WORK TO COMPLETE: Pull out every line below holding the word "document".
* Begin SOURCE MATERIAL *
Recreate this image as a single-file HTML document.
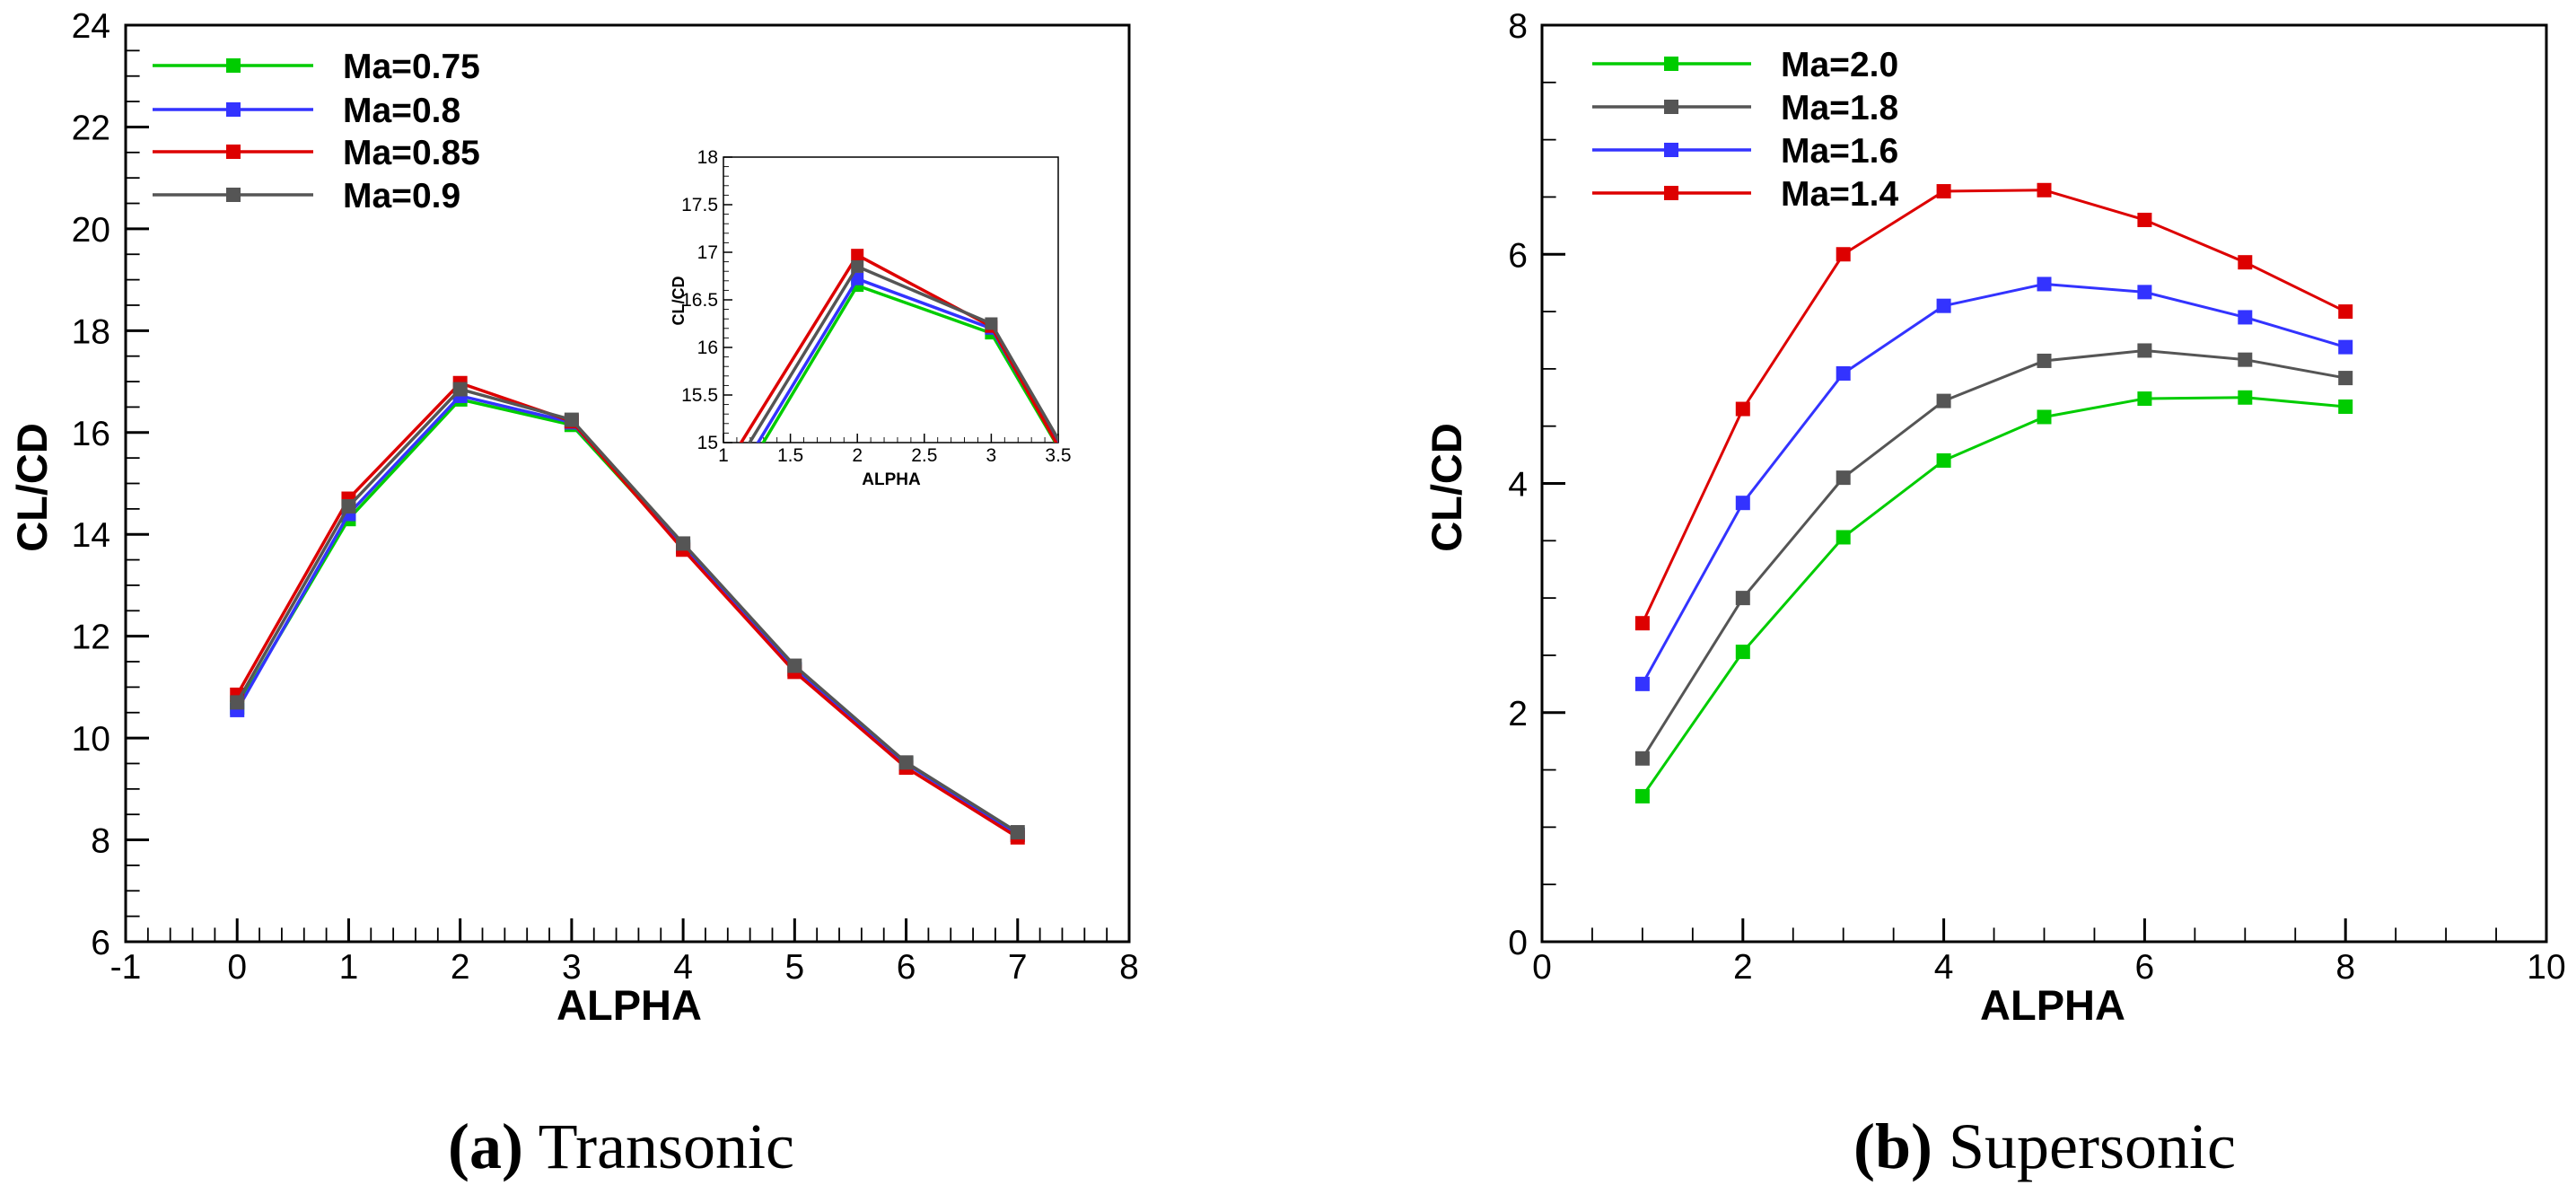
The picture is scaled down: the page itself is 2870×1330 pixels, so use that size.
<!DOCTYPE html>
<html><head><meta charset="utf-8"><style>
html,body{margin:0;padding:0;background:#fff;}
svg{display:block;font-family:"Liberation Sans",Arial,sans-serif;}
</style></head><body>
<svg id="fig" width="2870" height="1330" viewBox="0 0 2870 1330" xmlns="http://www.w3.org/2000/svg">
<defs><clipPath id="insetClip"><rect x="806" y="175" width="373" height="318"/></clipPath></defs>
<g id="root"></g>
<text x="692" y="1301" font-family="Liberation Serif,serif" font-size="72" text-anchor="middle"><tspan font-weight="bold">(a)</tspan> Transonic</text>
<text x="2278" y="1301" font-family="Liberation Serif,serif" font-size="72" text-anchor="middle"><tspan font-weight="bold">(b)</tspan> Supersonic</text>
</svg>
<script>
const alphaA = [0,1,2,3,4,5,6,7];
const ma075 = [10.6,14.3,16.65,16.15,13.75,11.35,9.5,8.1];
const ma080 = [10.55,14.4,16.72,16.2,13.75,11.35,9.5,8.1];
const ma085 = [10.85,14.7,16.97,16.22,13.7,11.3,9.42,8.05];
const ma090 = [10.7,14.55,16.85,16.25,13.82,11.42,9.52,8.15];
const labelsA = ["Ma=0.75","Ma=0.8","Ma=0.85","Ma=0.9"];
const xTicksA = [-1,0,1,2,3,4,5,6,7,8];
const yTicksA = [6,8,10,12,14,16,18,20,22,24];
const xTicksIn = ["1","1.5","2","2.5","3","3.5"];
const yTicksIn = ["15","15.5","16","16.5","17","17.5","18"];
const alphaB = [1,2,3,4,5,6,7,8];
const ma20 = [1.27,2.53,3.53,4.2,4.58,4.74,4.75,4.67];
const ma18 = [1.6,3.0,4.05,4.72,5.07,5.16,5.08,4.92];
const ma16 = [2.25,3.83,4.96,5.55,5.74,5.67,5.45,5.19];
const ma14 = [2.78,4.65,6.0,6.55,6.56,6.3,5.93,5.5];
const labelsB = ["Ma=2.0","Ma=1.8","Ma=1.6","Ma=1.4"];
const xTicksB = [0,2,4,6,8,10];
const yTicksB = [0,2,4,6,8];

const G="#00cc00",B="#3333ff",R="#dd0000",K="#555555";
const NS="http://www.w3.org/2000/svg";
const root=document.getElementById('root');
function mk(tag,attrs,parent,name){const e=document.createElementNS(NS,tag);for(const k in attrs)e.setAttribute(k,attrs[k]);(parent||root).appendChild(e);


return e;}
function txt(s,attrs,name){const t=mk('text',attrs,root,name);t.textContent=s;return t;}

function axes(o){
  const sx=v=>o.x0+(v-o.xmin)/(o.xmax-o.xmin)*(o.x1-o.x0);
  const sy=v=>o.y1-(v-o.ymin)/(o.ymax-o.ymin)*(o.y1-o.y0);
  return {sx,sy};
}
function drawFrame(o,name){
  const {sx,sy}=axes(o);
  mk('rect',{x:o.x0,y:o.y0,width:o.x1-o.x0,height:o.y1-o.y0,fill:'none',stroke:'#000','stroke-width':o.sw},root,name+'-frame');
  const nx=Math.round((o.xmax-o.xmin)/o.xminor);
  for(let i=0;i<=nx;i++){const v=o.xmin+i*o.xminor;const maj=Math.abs(v/o.xmajor-Math.round(v/o.xmajor))<1e-6;
    mk('line',{x1:sx(v),x2:sx(v),y1:o.y1,y2:o.y1-(maj?o.tl:o.tl*0.6),stroke:'#000','stroke-width':maj?o.sw:o.sw*0.6},root,name+'-x-tick');}
  const ny=Math.round((o.ymax-o.ymin)/o.yminor);
  for(let i=0;i<=ny;i++){const v=o.ymin+i*o.yminor;const maj=Math.abs(v/o.ymajor-Math.round(v/o.ymajor))<1e-6;
    mk('line',{x1:o.x0,x2:o.x0+(maj?o.tl:o.tl*0.6),y1:sy(v),y2:sy(v),stroke:'#000','stroke-width':maj?o.sw:o.sw*0.6},root,name+'-y-tick');}
  return {sx,sy};
}
function series(sx,sy,xs,ys,col,name,ms,sw,clip){
  const g=mk('g',clip?{'clip-path':'url(#insetClip)'}:{},root,name);
  mk('polyline',{points:xs.map((x,i)=>sx(x)+','+sy(ys[i])).join(' '),fill:'none',stroke:col,'stroke-width':sw,'stroke-linejoin':'round'},g,name+'-line');
  xs.forEach((x,i)=>{mk('rect',{x:sx(x)-ms/2,y:sy(ys[i])-ms/2,width:ms,height:ms,fill:col},g,name+'-point');});
}
function legend(x0,x1,xm,xt,ys,cols,labels,name){
  labels.forEach((l,i)=>{
    mk('line',{x1:x0,x2:x1,y1:ys[i],y2:ys[i],stroke:cols[i],'stroke-width':3.5},root,name+'-line');
    mk('rect',{x:xm-8,y:ys[i]-8,width:16,height:16,fill:cols[i]},root,name+'-marker');
    txt(l,{x:xt,y:ys[i]+14,'font-size':39,'font-weight':'bold'},name+'-label');
  });
}

// Chart A
const oA={x0:140,x1:1258,y0:28,y1:1049,xmin:-1,xmax:8,ymin:6,ymax:24,xminor:0.2,xmajor:1,yminor:0.5,ymajor:2,tl:26,sw:3};
const A=drawFrame(oA,'chart-a');
xTicksA.forEach(v=>txt(String(v),{x:A.sx(v),y:1090,'font-size':39,'text-anchor':'middle'},'chart-a-x-tick-label'));
yTicksA.forEach(v=>txt(String(v),{x:123,y:A.sy(v)+14,'font-size':39,'text-anchor':'end'},'chart-a-y-tick-label'));
txt('ALPHA',{x:701,y:1136,'font-size':47,'font-weight':'bold','text-anchor':'middle'},'chart-a-x-axis-title');
txt('CL/CD',{x:52,y:543,'font-size':47,'font-weight':'bold','text-anchor':'middle',transform:'rotate(-90 52 543)'},'chart-a-y-axis-title');
series(A.sx,A.sy,alphaA,ma075,G,'series-ma-0.75',16,3.5);
series(A.sx,A.sy,alphaA,ma080,B,'series-ma-0.8',16,3.5);
series(A.sx,A.sy,alphaA,ma085,R,'series-ma-0.85',16,3.5);
series(A.sx,A.sy,alphaA,ma090,K,'series-ma-0.9',16,3.5);
legend(170,349,260,382,[73,122,169,217],[G,B,R,K],labelsA,'chart-a-legend');

// Inset
const oI={x0:806,x1:1179,y0:175,y1:493,xmin:1,xmax:3.5,ymin:15,ymax:18,xminor:0.1,xmajor:0.5,yminor:0.1,ymajor:0.5,tl:10,sw:1.5};
mk('rect',{x:806,y:175,width:373,height:318,fill:'#fff'},root,'inset-background');
const I=drawFrame(oI,'inset');
xTicksIn.forEach(v=>txt(v,{x:I.sx(+v),y:514,'font-size':21,'text-anchor':'middle'},'inset-x-tick-label'));
yTicksIn.forEach(v=>txt(v,{x:800,y:I.sy(+v)+7,'font-size':21,'text-anchor':'end'},'inset-y-tick-label'));
txt('ALPHA',{x:993,y:540,'font-size':19,'font-weight':'bold','text-anchor':'middle'},'inset-x-axis-title');
txt('CL/CD',{x:762,y:335,'font-size':18,'font-weight':'bold','text-anchor':'middle',transform:'rotate(-90 762 335)'},'inset-y-axis-title');
series(I.sx,I.sy,alphaA,ma075,G,'inset-series-ma-0.75',14,3.5,true);
series(I.sx,I.sy,alphaA,ma080,B,'inset-series-ma-0.8',14,3.5,true);
series(I.sx,I.sy,alphaA,ma085,R,'inset-series-ma-0.85',14,3.5,true);
series(I.sx,I.sy,alphaA,ma090,K,'inset-series-ma-0.9',14,3.5,true);

// Chart B
const oB={x0:1718,x1:2837,y0:28,y1:1049,xmin:0,xmax:10,ymin:0,ymax:8,xminor:0.5,xmajor:2,yminor:0.5,ymajor:2,tl:26,sw:3};
const Bc=drawFrame(oB,'chart-b');
xTicksB.forEach(v=>txt(String(v),{x:Bc.sx(v),y:1090,'font-size':39,'text-anchor':'middle'},'chart-b-x-tick-label'));
yTicksB.forEach(v=>txt(String(v),{x:1702,y:Bc.sy(v)+14,'font-size':39,'text-anchor':'end'},'chart-b-y-tick-label'));
txt('ALPHA',{x:2287,y:1136,'font-size':47,'font-weight':'bold','text-anchor':'middle'},'chart-b-x-axis-title');
txt('CL/CD',{x:1628,y:543,'font-size':47,'font-weight':'bold','text-anchor':'middle',transform:'rotate(-90 1628 543)'},'chart-b-y-axis-title');
series(Bc.sx,Bc.sy,alphaB,ma20,G,'series-ma-2.0',16,3);
series(Bc.sx,Bc.sy,alphaB,ma18,K,'series-ma-1.8',16,3);
series(Bc.sx,Bc.sy,alphaB,ma16,B,'series-ma-1.6',16,3);
series(Bc.sx,Bc.sy,alphaB,ma14,R,'series-ma-1.4',16,3);
legend(1774,1951,1862,1984,[71,119,167,215],[G,K,B,R],labelsB,'chart-b-legend');
</script>
</body></html>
* End SOURCE MATERIAL *
RESULT BELOW:
Recreate this image as a single-file HTML document.
const root=document.getElementById('root');
function mk(tag,attrs,parent,name){const e=document.createElementNS(NS,tag);for(const k in attrs)e.setAttribute(k,attrs[k]);(parent||root).appendChild(e);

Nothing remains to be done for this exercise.